++++ DATA PROVIDED ++++
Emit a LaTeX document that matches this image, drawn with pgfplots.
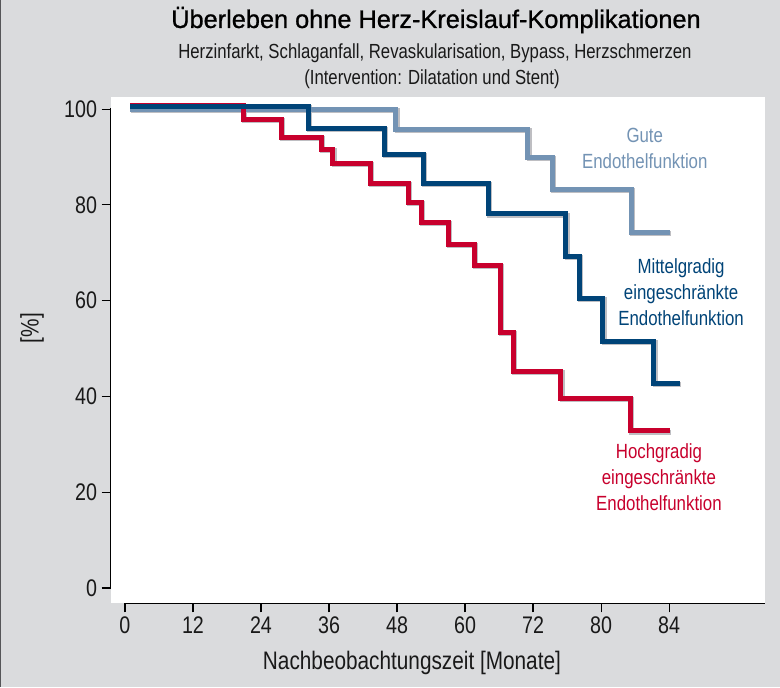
\documentclass[border=0pt]{standalone}
\usepackage{pgfplots}
\pgfplotsset{compat=1.18}
\usepackage{pgfplotstable}
\usepackage{fontspec}
\setmainfont{Liberation Sans}[FakeStretch=0.82]
\newfontfamily\titlefont{Liberation Sans}[FakeBold=0.9]

\definecolor{bggray}{RGB}{218,219,221}
\definecolor{edgegray}{RGB}{85,85,88}
\definecolor{gute}{RGB}{115,147,180}
\definecolor{mittel}{RGB}{0,68,120}
\definecolor{hoch}{RGB}{200,0,45}
\definecolor{shadowgray}{RGB}{190,190,194}
\definecolor{txt}{RGB}{25,25,25}

% Kaplan-Meier steps: x = position on the (uniform) time axis, y = percent
\pgfplotstableread{
x y
0.9 100.0
47.8 95.8
71.1 89.9
75.4 83.3
89.4 74.2
96.1 74.2
}\gutetab

\pgfplotstableread{
x y
0.9 100.5
32.3 95.9
45.8 90.6
52.6 84.5
64.1 78.1
77.8 69.2
80.1 60.5
84.3 51.5
93.3 42.8
97.9 42.8
}\mitteltab

\pgfplotstableread{
x y
0.9 100.8
20.9 97.8
27.6 94.1
34.7 91.6
36.7 88.7
43.3 84.5
50.0 80.6
52.3 76.4
57.0 71.7
61.7 67.3
66.3 53.4
68.5 45.2
76.9 39.6
89.1 32.8
96.1 32.8
}\hochtab

\begin{document}
\begin{tikzpicture}
\fill[bggray] (-83pt,-62.8pt) rectangle (502pt,452.5pt);
\fill[edgegray] (-83pt,-62.8pt) rectangle (-81.9pt,452.5pt);

\begin{axis}[
  at={(0pt,0pt)}, anchor=south west,
  scale only axis, width=490.7pt, height=380pt,
  xmin=-2.52, xmax=112.9, ymin=-3.2, ymax=102.6,
  axis line style={draw=none},
  axis background/.style={fill=white},
  xtick={0,12,...,96},
  xticklabels={0,12,24,36,48,60,72,80,84},
  ytick={0,20,...,100},
  xtick pos=bottom, ytick pos=left,
  tick align=outside, major tick length=6.75pt,
  tick style={black, line width=0.9pt},
  tick label style={font=\fontsize{18pt}{20pt}\selectfont, text=txt},
  /pgf/number format/assume math mode=true,
  xlabel={Nachbeobachtungszeit [Monate]},
  ylabel={[\%]},
  xlabel style={at={(rel axis cs:0.4605,-0.118)}, anchor=center,
    font=\fontsize{19pt}{22pt}\selectfont, text=txt},
  ylabel style={at={(rel axis cs:-0.120,0.543)}, anchor=center,
    font=\fontsize{19pt}{22pt}\selectfont, text=txt},
  clip=false,
  every axis plot/.append style={const plot mark left, no marks,
    line width=3.75pt, line join=miter, line cap=butt},
]
% axis lines as in the original: y from 0 to 100, x from 0 to the right edge
\draw[black, line width=1.1pt, line cap=rect] (axis cs:-2.52,0) -- (axis cs:-2.52,100);
\draw[black, line width=1.1pt] (axis cs:0,-3.2) -- (axis cs:112.9,-3.2);

% soft shadows
\addplot[shadowgray, xshift=0.9pt, yshift=-0.9pt] table {\gutetab};
\addplot[shadowgray, xshift=0.9pt, yshift=-0.9pt] table {\hochtab};
\addplot[shadowgray, xshift=0.9pt, yshift=-0.9pt] table {\mitteltab};

\addplot[gute] table {\gutetab};
\addplot[hoch] table {\hochtab};
\addplot[mittel] table {\mitteltab};

\node[gute, align=center, font=\fontsize{15.4pt}{19.5pt}\selectfont]
  at (axis cs:91.7,91.7) {Gute\\Endothelfunktion};
\node[mittel, align=center, font=\fontsize{15.4pt}{19.5pt}\selectfont]
  at (axis cs:98.1,61.8) {Mittelgradig\\eingeschränkte\\Endothelfunktion};
\node[hoch, align=center, font=\fontsize{15.4pt}{19.5pt}\selectfont]
  at (axis cs:94.2,23.25) {Hochgradig\\eingeschränkte\\Endothelfunktion};
\end{axis}

\node[text=black, font=\titlefont\fontsize{19pt}{22pt}\selectfont]
  at (244pt,437.5pt) {Überleben ohne Herz-Kreislauf-Komplikationen};
\node[text=txt, font=\fontsize{15.3pt}{19.5pt}\selectfont]
  at (243.2pt,412.7pt) {Herzinfarkt, Schlaganfall, Revaskularisation, Bypass, Herzschmerzen};
\node[text=txt, font=\fontsize{15.3pt}{19.5pt}\selectfont]
  at (241pt,393.2pt) {(Intervention: Dilatation und Stent)};
\end{tikzpicture}
\end{document}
++++
> GIVEN PROBLEM: Repeat, exactly and in full, each line from the start of the data to the line that contains "(-83pt,-62.8pt) rectangle (-81.9pt,452.5pt);". Pictures do not go in.

> THE ANSWER:
Emit a LaTeX document that matches this image, drawn with pgfplots.
\documentclass[border=0pt]{standalone}
\usepackage{pgfplots}
\pgfplotsset{compat=1.18}
\usepackage{pgfplotstable}
\usepackage{fontspec}
\setmainfont{Liberation Sans}[FakeStretch=0.82]
\newfontfamily\titlefont{Liberation Sans}[FakeBold=0.9]

\definecolor{bggray}{RGB}{218,219,221}
\definecolor{edgegray}{RGB}{85,85,88}
\definecolor{gute}{RGB}{115,147,180}
\definecolor{mittel}{RGB}{0,68,120}
\definecolor{hoch}{RGB}{200,0,45}
\definecolor{shadowgray}{RGB}{190,190,194}
\definecolor{txt}{RGB}{25,25,25}

% Kaplan-Meier steps: x = position on the (uniform) time axis, y = percent
\pgfplotstableread{
x y
0.9 100.0
47.8 95.8
71.1 89.9
75.4 83.3
89.4 74.2
96.1 74.2
}\gutetab

\pgfplotstableread{
x y
0.9 100.5
32.3 95.9
45.8 90.6
52.6 84.5
64.1 78.1
77.8 69.2
80.1 60.5
84.3 51.5
93.3 42.8
97.9 42.8
}\mitteltab

\pgfplotstableread{
x y
0.9 100.8
20.9 97.8
27.6 94.1
34.7 91.6
36.7 88.7
43.3 84.5
50.0 80.6
52.3 76.4
57.0 71.7
61.7 67.3
66.3 53.4
68.5 45.2
76.9 39.6
89.1 32.8
96.1 32.8
}\hochtab

\begin{document}
\begin{tikzpicture}
\fill[bggray] (-83pt,-62.8pt) rectangle (502pt,452.5pt);
\fill[edgegray] (-83pt,-62.8pt) rectangle (-81.9pt,452.5pt);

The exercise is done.